For the first time in many months the NOAA Climate Prediction Center is forecasting a persistent spell of cooler and wetter than normal weather for Minnesota during the mid-August period. This will continue to bring welcome relief to Minnesota agriculture, though it may be too late to boost corn yields. It will likely help soybeans, pasture grasses, and alfalfa fields.
Topic: Bullet points from Farmfest 2012
-Severe drought prevails in 28 Minnesota counties, yet just 16 percent of the corn crop is in poor to very poor condition, and just 13 percent of soybeans, relatively small percentages when compared to the crop conditions in so many other states (IL, IA, MO, IN)
-Drought has pushed major commodity prices high (corn $8.29/bu, soybean $16.31/bu) and they may go higher yet. This may lead to higher food prices and higher costs for livestock feeding as the supply chain in these crops is suppressed by lower yield estimates.
-Congress left for recess with many pieces of legislation unsettled, including the new Farm Bill and other agricultural legislation.
-August weather is expected to bring some relief from stress in Minnesota’s crops (with cooler and wetter conditions), but the same relief from the weather pattern may not prevail in other Midwestern states to the south.
-This is the 8th consecutive summer that severe drought has appeared somewhere on the Minnesota landscape (2005-2012), a persistence pattern than has not appeared since the Dust Bowl Era of the 1930s.
NOAA: Warmest 12 moths ever recorded in USA…again
One additional detail notable from this week’s NOAA July climate summary is that the past 12 months were (again) the warmest ever recorded in the USA.
Here are the details from NOAA’s National Climatic Data Center.
•The August 2011-July 2012 period was the warmest 12-month period of any 12-months on record for the contiguous U.S., narrowly surpassing the record broken last month for the July 2011-June 2012 period by 0.07°F. The nationally averaged temperature of 56.1°F was 3.3°F above the long term average. Except Washington, which was near average, every state across the contiguous U.S. had warmer than average temperatures for the period.

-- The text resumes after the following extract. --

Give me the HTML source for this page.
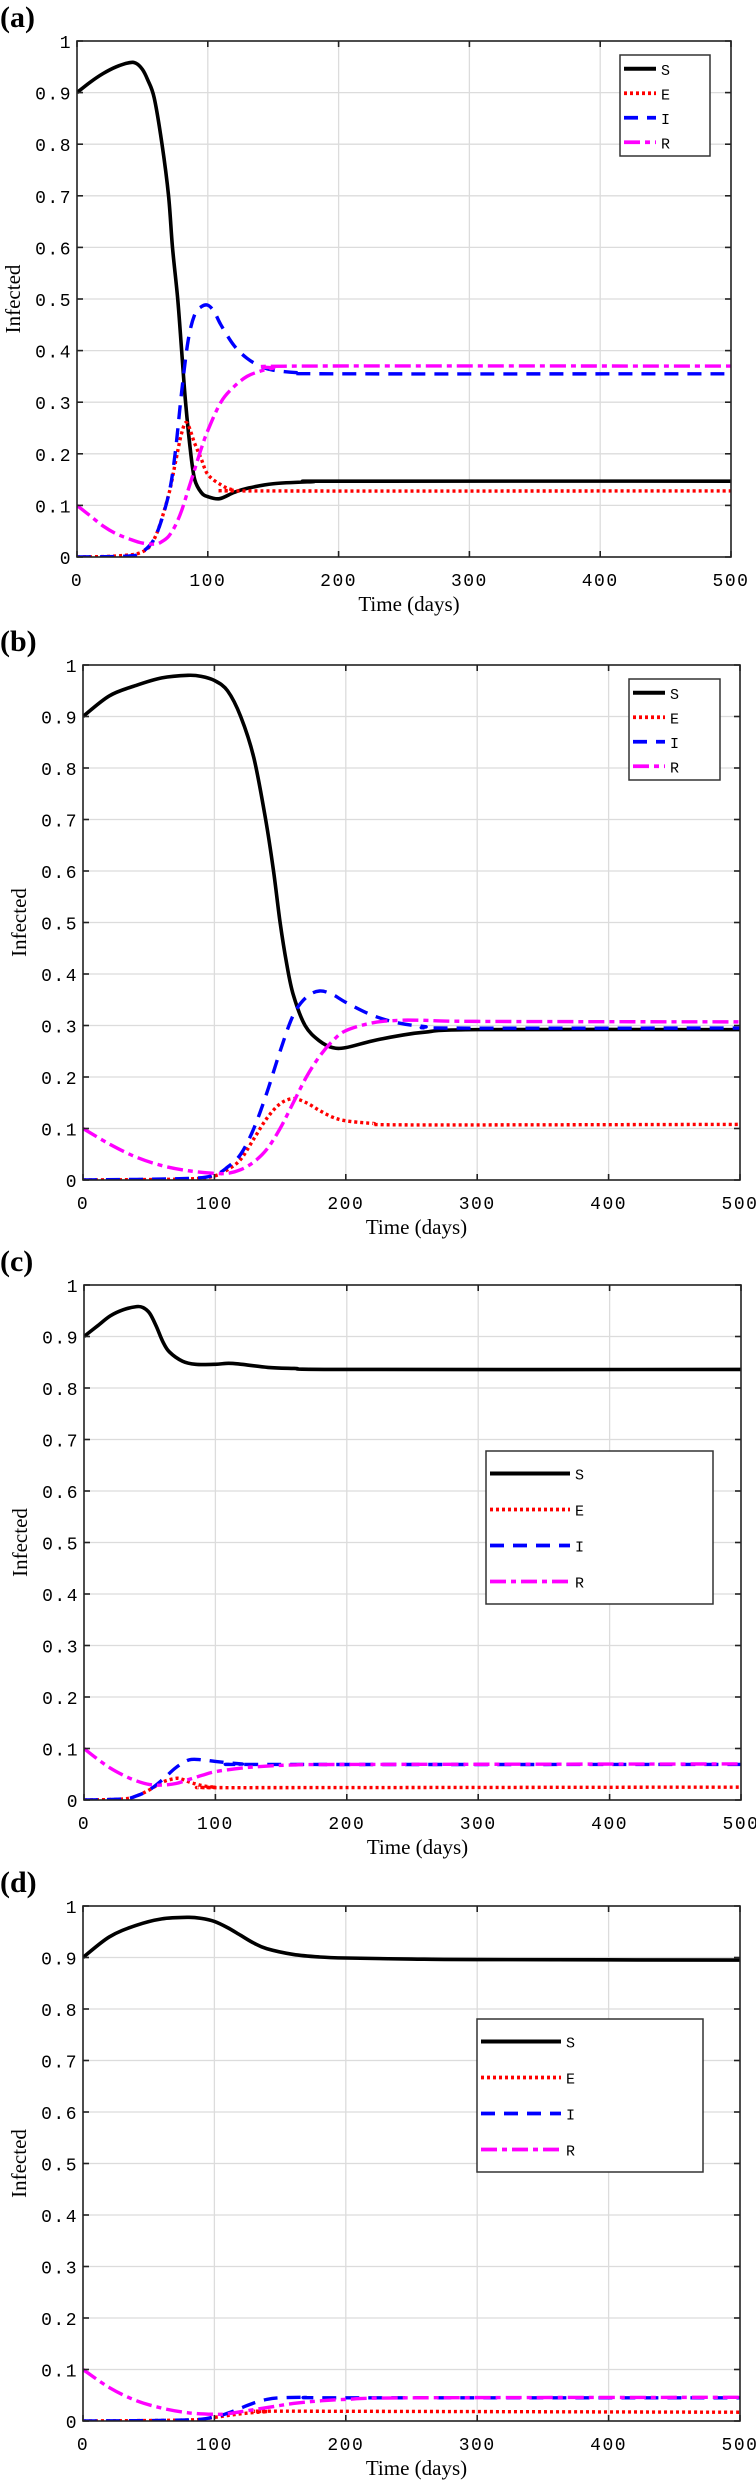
<!DOCTYPE html>
<html><head><meta charset="utf-8"><style>
html,body{margin:0;padding:0;background:#fff;}
svg{display:block;}
.tick{font-family:"Liberation Mono",monospace;font-size:18px;fill:#000;}
.lab{font-family:"Liberation Serif",serif;font-size:21px;fill:#000;}
.pl{font-family:"Liberation Serif",serif;font-size:30px;font-weight:bold;fill:#000;}
.leg{font-family:"Liberation Mono",monospace;font-size:15px;fill:#000;}
</style></head><body>
<svg id="fig" width="756" height="2482" viewBox="0 0 756 2482" xmlns="http://www.w3.org/2000/svg"></svg>
<script>
// ---- data ----
const panelLabels = ["(a)","(b)","(c)","(d)"];
const xTicks = [0,100,200,300,400,500];
const yTicks = [0,0.1,0.2,0.3,0.4,0.5,0.6,0.7,0.8,0.9,1];
const yTickLabels = ["0","0.1","0.2","0.3","0.4","0.5","0.6","0.7","0.8","0.9","1"];
const seriesNames = ["S","E","I","R"];

const aS_t = [0,10,20,30,40,45,50,54,59,65,70,73,77,80,83,87,90,95,100,109,120,130,150,180,200,500];
const aS_v = [0.9,0.92,0.937,0.95,0.958,0.957,0.945,0.925,0.89,0.8,0.7,0.6,0.5,0.4,0.3,0.2,0.15,0.125,0.117,0.113,0.125,0.133,0.142,0.146,0.147,0.147];
const aE_t = [0,30,50,60,70,75,80,84,90,95,100,110,120,140,500];
const aE_v = [0,0.002,0.01,0.04,0.12,0.18,0.24,0.26,0.22,0.19,0.16,0.14,0.13,0.128,0.128];
const aI_t = [0,40,50,60,70,75,80,85,90,95,100,105,110,120,130,140,150,170,200,500];
const aI_v = [0,0.002,0.01,0.04,0.12,0.2,0.32,0.42,0.47,0.485,0.488,0.475,0.45,0.41,0.385,0.37,0.362,0.357,0.355,0.355];
const aR_t = [0,10,20,30,40,50,60,65,70,75,80,85,90,95,100,110,120,130,140,150,170,500];
const aR_v = [0.1,0.08,0.06,0.045,0.035,0.027,0.025,0.03,0.04,0.06,0.09,0.13,0.17,0.21,0.245,0.3,0.33,0.35,0.36,0.366,0.37,0.37];

const bS_t = [0,20,40,60,80,90,100,110,120,130,139,145,150,155,160,169,180,190,200,220,240,260,300,500];
const bS_v = [0.9,0.94,0.96,0.975,0.98,0.978,0.97,0.95,0.9,0.82,0.7,0.6,0.5,0.42,0.36,0.3,0.27,0.257,0.257,0.27,0.28,0.287,0.292,0.292];
const bE_t = [0,80,100,110,120,130,140,150,160,170,180,190,200,220,250,500];
const bE_v = [0,0.002,0.008,0.02,0.04,0.08,0.12,0.148,0.158,0.15,0.135,0.122,0.115,0.11,0.107,0.108];
const bI_t = [0,80,100,110,120,130,140,150,160,170,180,190,200,220,240,260,280,500];
const bI_v = [0,0.003,0.01,0.025,0.05,0.1,0.17,0.25,0.32,0.355,0.367,0.36,0.345,0.32,0.305,0.298,0.295,0.295];
const bR_t = [0,20,40,60,80,100,110,120,130,140,150,160,170,180,190,200,220,240,260,300,500];
const bR_v = [0.1,0.07,0.045,0.028,0.018,0.013,0.013,0.02,0.035,0.06,0.1,0.15,0.2,0.24,0.27,0.29,0.305,0.31,0.31,0.308,0.307];

const cS_t = [0,10,20,30,40,45,50,55,60,65,75,85,100,110,120,140,160,200,500];
const cS_v = [0.9,0.92,0.94,0.952,0.958,0.956,0.945,0.92,0.89,0.87,0.852,0.846,0.846,0.848,0.846,0.84,0.838,0.836,0.836];
const cE_t = [0,30,40,50,60,70,75,80,90,100,120,500];
const cE_v = [0,0.002,0.008,0.02,0.035,0.042,0.04,0.035,0.028,0.025,0.024,0.025];
const cI_t = [0,30,40,50,60,70,80,90,100,120,140,500];
const cI_v = [0,0.002,0.008,0.02,0.04,0.063,0.078,0.078,0.075,0.07,0.069,0.069];
const cR_t = [0,10,20,30,40,50,60,70,80,90,100,120,140,160,200,500];
const cR_v = [0.1,0.08,0.062,0.048,0.037,0.03,0.029,0.032,0.04,0.048,0.055,0.062,0.066,0.068,0.069,0.07];

const dS_t = [0,20,40,60,80,90,100,110,120,130,140,160,180,200,250,300,500];
const dS_v = [0.9,0.94,0.962,0.975,0.978,0.976,0.97,0.958,0.943,0.928,0.917,0.906,0.901,0.899,0.897,0.896,0.895];
const dE_t = [0,80,100,120,140,160,500];
const dE_v = [0,0.002,0.007,0.014,0.018,0.019,0.017];
const dI_t = [0,80,100,110,120,130,140,150,170,200,500];
const dI_v = [0,0.002,0.008,0.015,0.025,0.035,0.042,0.045,0.046,0.045,0.045];
const dR_t = [0,20,40,60,80,100,110,120,140,160,180,200,250,500];
const dR_v = [0.1,0.065,0.04,0.025,0.016,0.013,0.014,0.018,0.026,0.034,0.039,0.042,0.045,0.046];

const panelSeries = [
  [[aS_t,aS_v],[aE_t,aE_v],[aI_t,aI_v],[aR_t,aR_v]],
  [[bS_t,bS_v],[bE_t,bE_v],[bI_t,bI_v],[bR_t,bR_v]],
  [[cS_t,cS_v],[cE_t,cE_v],[cI_t,cI_v],[cR_t,cR_v]],
  [[dS_t,dS_v],[dE_t,dE_v],[dI_t,dI_v],[dR_t,dR_v]]
];

// ---- layout ----
const boxes = [
  {l:77,r:731,t:41,b:557, leg:{x:620,y:55,w:90,h:101,gap:24.5,ll:32}},
  {l:83,r:740,t:665,b:1180, leg:{x:629,y:679,w:91,h:101,gap:24.5,ll:32}},
  {l:84,r:741,t:1285,b:1800, leg:{x:486,y:1451,w:227,h:153,gap:36,ll:80}},
  {l:83,r:740,t:1906,b:2421, leg:{x:477,y:2019,w:226,h:153,gap:36,ll:80}}
];
const styles = [
  {c:"#000",d:"",w:3.6},
  {c:"#ff0000",d:"3,3",w:3.4},
  {c:"#0000ff",d:"14,9",w:3.4},
  {c:"#ff00ff",d:"16,5,5,5",w:3.4}
];
const NS="http://www.w3.org/2000/svg";
const svg=document.getElementById('fig');
function mk(tag,attrs,parent){const e=document.createElementNS(NS,tag);for(const k in attrs)e.setAttribute(k,attrs[k]);(parent||svg).appendChild(e);return e;}

boxes.forEach((B,pi)=>{
  const g=mk('g',{});
  
  
  const X=v=>B.l+(v/500)*(B.r-B.l);
  const Y=v=>B.b-v*(B.b-B.t);
  xTicks.forEach(t=>{if(t>0&&t<500){const l=mk('line',{x1:X(t),x2:X(t),y1:B.t,y2:B.b,stroke:'#dcdcdc','stroke-width':1.3},g);
    }});
  yTicks.forEach(t=>{if(t>0&&t<1){const l=mk('line',{x1:B.l,x2:B.r,y1:Y(t),y2:Y(t),stroke:'#dcdcdc','stroke-width':1.3},g);
    }});
  const clipId='clip'+pi;
  const cp=mk('clipPath',{id:clipId},g);mk('rect',{x:B.l,y:B.t-3,width:B.r-B.l,height:B.b-B.t+3},cp);
  panelSeries[pi].forEach((s,si)=>{
    const [ts,vs]=s;
    const pts=ts.map((t,i)=>[X(t),Y(vs[i])]);
    let d='M'+pts[0][0].toFixed(2)+','+pts[0][1].toFixed(2);
    for(let i=0;i<pts.length-1;i++){
      const p0=pts[Math.max(0,i-1)],p1=pts[i],p2=pts[i+1],p3=pts[Math.min(pts.length-1,i+2)];
      const c1=[p1[0]+(p2[0]-p0[0])/6,p1[1]+(p2[1]-p0[1])/6];
      const c2=[p2[0]-(p3[0]-p1[0])/6,p2[1]-(p3[1]-p1[1])/6];
      d+=' C'+c1.map(n=>n.toFixed(2))+' '+c2.map(n=>n.toFixed(2))+' '+p2.map(n=>n.toFixed(2));
    }
    const st=styles[si];
    const p=mk('path',{d:d,fill:'none',stroke:st.c,'stroke-width':st.w,'stroke-dasharray':st.d,'clip-path':'url(#'+clipId+')'},g);
    
    
  });
  const fr=mk('rect',{x:B.l,y:B.t,width:B.r-B.l,height:B.b-B.t,fill:'none',stroke:'#222','stroke-width':1.6},g);
  
  xTicks.forEach(t=>{
    mk('line',{x1:X(t),x2:X(t),y1:B.b,y2:B.b-6,stroke:'#222','stroke-width':1.6},g);
    mk('line',{x1:X(t),x2:X(t),y1:B.t,y2:B.t+6,stroke:'#222','stroke-width':1.6},g);
    const tx=mk('text',{x:X(t),y:B.b+29,'text-anchor':'middle',class:'tick','letter-spacing':'1.5'},g);tx.textContent=String(t);
    
  });
  yTicks.forEach((t,i)=>{
    mk('line',{x1:B.l,x2:B.l+6,y1:Y(t),y2:Y(t),stroke:'#222','stroke-width':1.6},g);
    mk('line',{x1:B.r,x2:B.r-6,y1:Y(t),y2:Y(t),stroke:'#222','stroke-width':1.6},g);
    const tx=mk('text',{x:B.l-5,y:Y(t)+7,'text-anchor':'end',class:'tick','letter-spacing':'1.5'},g);tx.textContent=yTickLabels[i];
    
  });
  const xl=mk('text',{x:(B.l+B.r)/2+5,y:B.b+54,'text-anchor':'middle',class:'lab'},g);xl.textContent='Time (days)';
  
  const cy=(B.t+B.b)/2;
  const yl=mk('text',{x:0,y:0,'text-anchor':'middle',class:'lab',transform:'translate('+(B.l-57)+','+cy+') rotate(-90)'},g);yl.textContent='Infected';
  
  const pl=mk('text',{x:0,y:B.t-14,class:'pl'},g);pl.textContent=panelLabels[pi];
  
  const L=B.leg;
  const lg=mk('g',{},g);
  
  mk('rect',{x:L.x,y:L.y,width:L.w,height:L.h,fill:'#fff',stroke:'#333','stroke-width':1.5},lg);
  const pad=(L.h-3*L.gap)/2;
  seriesNames.forEach((n,si)=>{
    const yy=L.y+pad+si*L.gap;
    const st=styles[si];
    mk('line',{x1:L.x+4,x2:L.x+4+L.ll,y1:yy,y2:yy,stroke:st.c,'stroke-width':st.w+0.3,'stroke-dasharray':st.d},lg);
    const t=mk('text',{x:L.x+L.ll+9,y:yy+6,class:'leg'},lg);t.textContent=n;
    
  });
});
</script>
</body></html>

Looking at the chart above shows the remarkable run of heat the USA is on. The past 4 months have all ended the warmest “year” on record in the USA. The 14 warmest “12 month periods” have all occurred since 2000. That’s simply incredible, and extremely improbable in a “random” system.
It’s been 27 years since the last cooler than average month globally. February 1985 was the last month cooler than the 20th century global average.
The only reasonable way to look at these trends is to conclude something is forcing our climate system in an unstoppably warmer direction. All the best science says it’s the rapid increase and accumulation of human produced greenhouse gasses.
You change the chemical composition of our atmosphere, and you increase the heat trapping ability of the atmosphere.
People have turned this into complicated politics. It’s really just simple chemistry.